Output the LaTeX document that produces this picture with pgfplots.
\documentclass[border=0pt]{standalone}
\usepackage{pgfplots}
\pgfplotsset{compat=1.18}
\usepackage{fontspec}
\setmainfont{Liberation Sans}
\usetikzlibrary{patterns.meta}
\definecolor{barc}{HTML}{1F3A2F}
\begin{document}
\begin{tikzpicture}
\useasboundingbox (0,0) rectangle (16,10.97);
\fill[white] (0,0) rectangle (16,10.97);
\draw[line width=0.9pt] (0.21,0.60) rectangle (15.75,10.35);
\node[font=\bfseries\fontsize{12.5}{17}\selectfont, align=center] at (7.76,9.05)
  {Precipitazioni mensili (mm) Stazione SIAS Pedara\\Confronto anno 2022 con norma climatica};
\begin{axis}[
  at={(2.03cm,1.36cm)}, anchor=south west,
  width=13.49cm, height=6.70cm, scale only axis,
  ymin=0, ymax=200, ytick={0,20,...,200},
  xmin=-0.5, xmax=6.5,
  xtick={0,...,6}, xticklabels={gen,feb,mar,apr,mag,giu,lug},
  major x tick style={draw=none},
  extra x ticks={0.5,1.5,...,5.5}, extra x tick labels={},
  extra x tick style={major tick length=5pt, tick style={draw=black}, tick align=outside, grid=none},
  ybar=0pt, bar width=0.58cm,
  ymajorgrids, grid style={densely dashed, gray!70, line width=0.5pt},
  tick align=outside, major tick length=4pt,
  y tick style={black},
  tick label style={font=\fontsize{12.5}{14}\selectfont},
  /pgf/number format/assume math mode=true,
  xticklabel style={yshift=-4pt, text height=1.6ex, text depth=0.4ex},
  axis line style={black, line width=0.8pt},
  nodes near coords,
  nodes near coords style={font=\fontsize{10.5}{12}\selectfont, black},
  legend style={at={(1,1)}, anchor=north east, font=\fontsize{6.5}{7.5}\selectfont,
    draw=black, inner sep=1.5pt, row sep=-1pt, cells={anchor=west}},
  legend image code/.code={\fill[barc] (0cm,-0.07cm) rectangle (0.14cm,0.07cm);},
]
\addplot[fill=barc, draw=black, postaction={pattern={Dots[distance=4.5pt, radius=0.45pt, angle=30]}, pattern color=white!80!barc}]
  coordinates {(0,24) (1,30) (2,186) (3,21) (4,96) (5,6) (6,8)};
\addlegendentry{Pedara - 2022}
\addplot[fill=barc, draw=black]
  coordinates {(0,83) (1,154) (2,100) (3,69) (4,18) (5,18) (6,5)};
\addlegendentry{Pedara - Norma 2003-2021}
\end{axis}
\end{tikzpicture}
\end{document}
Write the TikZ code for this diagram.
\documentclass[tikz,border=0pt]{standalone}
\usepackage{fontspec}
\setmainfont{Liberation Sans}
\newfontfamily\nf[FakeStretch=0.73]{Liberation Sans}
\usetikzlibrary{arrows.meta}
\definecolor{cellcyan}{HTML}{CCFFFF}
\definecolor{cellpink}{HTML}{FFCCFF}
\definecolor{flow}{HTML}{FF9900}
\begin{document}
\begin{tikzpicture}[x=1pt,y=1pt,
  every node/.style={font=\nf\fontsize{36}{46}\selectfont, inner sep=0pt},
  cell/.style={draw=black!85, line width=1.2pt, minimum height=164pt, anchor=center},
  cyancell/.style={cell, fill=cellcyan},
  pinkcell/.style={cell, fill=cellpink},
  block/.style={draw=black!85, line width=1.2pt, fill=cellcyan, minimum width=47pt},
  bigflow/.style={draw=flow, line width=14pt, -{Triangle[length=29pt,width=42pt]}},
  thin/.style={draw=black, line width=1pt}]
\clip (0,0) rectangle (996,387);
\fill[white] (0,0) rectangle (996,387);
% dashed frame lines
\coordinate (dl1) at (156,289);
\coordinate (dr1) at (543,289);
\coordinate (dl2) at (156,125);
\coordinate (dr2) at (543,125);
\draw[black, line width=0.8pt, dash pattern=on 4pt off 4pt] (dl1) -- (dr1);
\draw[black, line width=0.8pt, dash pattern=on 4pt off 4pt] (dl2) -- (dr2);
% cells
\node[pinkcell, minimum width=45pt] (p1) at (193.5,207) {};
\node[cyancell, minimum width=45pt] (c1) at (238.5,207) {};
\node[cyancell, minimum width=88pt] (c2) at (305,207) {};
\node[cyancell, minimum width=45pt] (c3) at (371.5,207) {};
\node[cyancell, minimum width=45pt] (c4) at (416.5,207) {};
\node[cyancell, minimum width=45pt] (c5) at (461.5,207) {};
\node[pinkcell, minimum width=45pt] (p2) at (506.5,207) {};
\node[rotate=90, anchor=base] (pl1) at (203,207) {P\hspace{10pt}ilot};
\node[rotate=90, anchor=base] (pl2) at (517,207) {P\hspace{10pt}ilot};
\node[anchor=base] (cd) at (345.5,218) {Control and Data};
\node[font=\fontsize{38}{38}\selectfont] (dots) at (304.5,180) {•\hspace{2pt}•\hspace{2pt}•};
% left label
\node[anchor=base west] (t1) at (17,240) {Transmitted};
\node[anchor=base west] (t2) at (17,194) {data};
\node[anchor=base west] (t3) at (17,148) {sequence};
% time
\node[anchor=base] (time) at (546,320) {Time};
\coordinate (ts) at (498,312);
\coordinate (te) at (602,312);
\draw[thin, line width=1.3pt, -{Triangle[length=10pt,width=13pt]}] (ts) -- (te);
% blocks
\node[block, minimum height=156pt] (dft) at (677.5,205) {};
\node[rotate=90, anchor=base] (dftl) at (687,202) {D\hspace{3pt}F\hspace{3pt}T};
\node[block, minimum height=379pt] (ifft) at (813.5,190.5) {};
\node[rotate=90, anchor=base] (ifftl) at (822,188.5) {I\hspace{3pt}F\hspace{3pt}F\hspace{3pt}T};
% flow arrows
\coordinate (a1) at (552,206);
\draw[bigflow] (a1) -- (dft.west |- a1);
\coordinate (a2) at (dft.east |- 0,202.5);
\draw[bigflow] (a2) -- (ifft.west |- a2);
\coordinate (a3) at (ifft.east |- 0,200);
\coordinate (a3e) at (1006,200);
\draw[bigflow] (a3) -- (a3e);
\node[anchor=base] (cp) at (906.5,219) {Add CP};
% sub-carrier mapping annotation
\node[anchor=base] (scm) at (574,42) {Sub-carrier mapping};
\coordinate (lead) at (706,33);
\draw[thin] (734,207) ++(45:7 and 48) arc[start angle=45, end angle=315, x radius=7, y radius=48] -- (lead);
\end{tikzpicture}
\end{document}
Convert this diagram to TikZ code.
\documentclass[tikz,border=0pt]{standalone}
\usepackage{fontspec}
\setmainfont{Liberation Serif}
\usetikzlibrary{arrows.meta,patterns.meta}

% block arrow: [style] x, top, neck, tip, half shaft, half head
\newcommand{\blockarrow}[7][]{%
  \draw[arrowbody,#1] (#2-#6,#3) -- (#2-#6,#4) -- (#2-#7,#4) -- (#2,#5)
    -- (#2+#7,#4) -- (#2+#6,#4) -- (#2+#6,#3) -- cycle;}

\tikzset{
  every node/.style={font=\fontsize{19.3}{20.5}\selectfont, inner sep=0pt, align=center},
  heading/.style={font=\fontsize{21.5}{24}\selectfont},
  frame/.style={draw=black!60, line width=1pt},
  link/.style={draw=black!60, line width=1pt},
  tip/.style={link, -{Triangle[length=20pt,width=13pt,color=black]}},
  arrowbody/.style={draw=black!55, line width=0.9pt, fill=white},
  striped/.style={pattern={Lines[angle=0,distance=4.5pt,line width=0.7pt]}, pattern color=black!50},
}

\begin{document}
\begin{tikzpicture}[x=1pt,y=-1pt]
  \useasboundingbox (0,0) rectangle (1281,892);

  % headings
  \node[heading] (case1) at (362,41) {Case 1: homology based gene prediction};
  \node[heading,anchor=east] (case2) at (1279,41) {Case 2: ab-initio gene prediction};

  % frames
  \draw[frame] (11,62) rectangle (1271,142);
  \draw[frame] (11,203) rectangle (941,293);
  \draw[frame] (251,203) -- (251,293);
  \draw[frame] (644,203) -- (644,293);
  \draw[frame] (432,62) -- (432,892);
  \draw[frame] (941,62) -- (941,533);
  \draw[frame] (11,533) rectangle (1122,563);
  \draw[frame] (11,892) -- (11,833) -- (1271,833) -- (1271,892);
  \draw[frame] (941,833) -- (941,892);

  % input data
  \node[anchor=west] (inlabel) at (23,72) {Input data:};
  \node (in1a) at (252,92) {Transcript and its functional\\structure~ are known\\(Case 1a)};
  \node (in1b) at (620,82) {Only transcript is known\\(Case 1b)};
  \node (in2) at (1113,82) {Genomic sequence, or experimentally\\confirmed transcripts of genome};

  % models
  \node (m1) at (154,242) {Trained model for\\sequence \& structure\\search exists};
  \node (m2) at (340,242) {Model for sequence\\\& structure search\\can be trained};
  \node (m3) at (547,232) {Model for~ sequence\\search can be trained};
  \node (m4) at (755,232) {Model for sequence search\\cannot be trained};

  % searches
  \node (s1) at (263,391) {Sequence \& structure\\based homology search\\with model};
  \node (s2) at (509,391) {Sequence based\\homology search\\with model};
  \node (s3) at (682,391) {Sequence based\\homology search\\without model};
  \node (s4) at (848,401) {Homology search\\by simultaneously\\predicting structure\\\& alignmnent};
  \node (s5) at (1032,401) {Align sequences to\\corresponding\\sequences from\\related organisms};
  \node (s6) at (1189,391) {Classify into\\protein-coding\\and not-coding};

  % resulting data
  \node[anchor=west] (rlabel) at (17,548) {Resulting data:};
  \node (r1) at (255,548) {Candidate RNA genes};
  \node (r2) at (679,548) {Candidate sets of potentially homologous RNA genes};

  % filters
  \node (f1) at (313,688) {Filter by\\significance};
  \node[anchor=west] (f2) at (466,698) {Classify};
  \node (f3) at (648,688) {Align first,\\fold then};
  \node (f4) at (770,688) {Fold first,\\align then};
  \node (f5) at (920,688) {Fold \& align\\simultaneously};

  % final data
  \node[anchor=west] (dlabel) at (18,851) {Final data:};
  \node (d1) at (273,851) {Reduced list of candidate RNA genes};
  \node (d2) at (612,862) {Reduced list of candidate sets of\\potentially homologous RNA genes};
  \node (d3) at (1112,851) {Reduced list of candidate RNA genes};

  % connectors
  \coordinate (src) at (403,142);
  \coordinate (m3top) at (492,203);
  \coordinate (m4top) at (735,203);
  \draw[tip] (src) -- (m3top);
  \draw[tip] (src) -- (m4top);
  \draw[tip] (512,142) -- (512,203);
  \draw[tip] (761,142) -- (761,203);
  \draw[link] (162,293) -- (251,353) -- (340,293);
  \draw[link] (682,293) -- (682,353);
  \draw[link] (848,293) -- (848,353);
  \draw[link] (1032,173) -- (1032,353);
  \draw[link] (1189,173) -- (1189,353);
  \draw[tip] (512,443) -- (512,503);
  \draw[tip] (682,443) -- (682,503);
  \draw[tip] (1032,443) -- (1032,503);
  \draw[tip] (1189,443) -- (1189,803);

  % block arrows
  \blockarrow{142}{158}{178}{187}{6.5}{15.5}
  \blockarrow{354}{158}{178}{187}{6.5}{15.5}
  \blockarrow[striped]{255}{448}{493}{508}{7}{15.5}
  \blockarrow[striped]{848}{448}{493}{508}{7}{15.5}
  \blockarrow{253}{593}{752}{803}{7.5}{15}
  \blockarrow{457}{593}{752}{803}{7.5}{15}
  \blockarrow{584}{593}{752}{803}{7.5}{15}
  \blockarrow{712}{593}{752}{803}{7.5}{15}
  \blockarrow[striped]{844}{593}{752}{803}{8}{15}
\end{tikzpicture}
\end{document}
########################################
• [Problem]
Your output shall consist solely of the lines from the line with "Convert this diagram to TikZ code." to the line with "-- (#2+#7,#4) -- (#2+#6,#4)", reproduced exactly, both ends included.

• [Output below]
Convert this diagram to TikZ code.
\documentclass[tikz,border=0pt]{standalone}
\usepackage{fontspec}
\setmainfont{Liberation Serif}
\usetikzlibrary{arrows.meta,patterns.meta}

% block arrow: [style] x, top, neck, tip, half shaft, half head
\newcommand{\blockarrow}[7][]{%
  \draw[arrowbody,#1] (#2-#6,#3) -- (#2-#6,#4) -- (#2-#7,#4) -- (#2,#5)
    -- (#2+#7,#4) -- (#2+#6,#4) -- (#2+#6,#3) -- cycle;}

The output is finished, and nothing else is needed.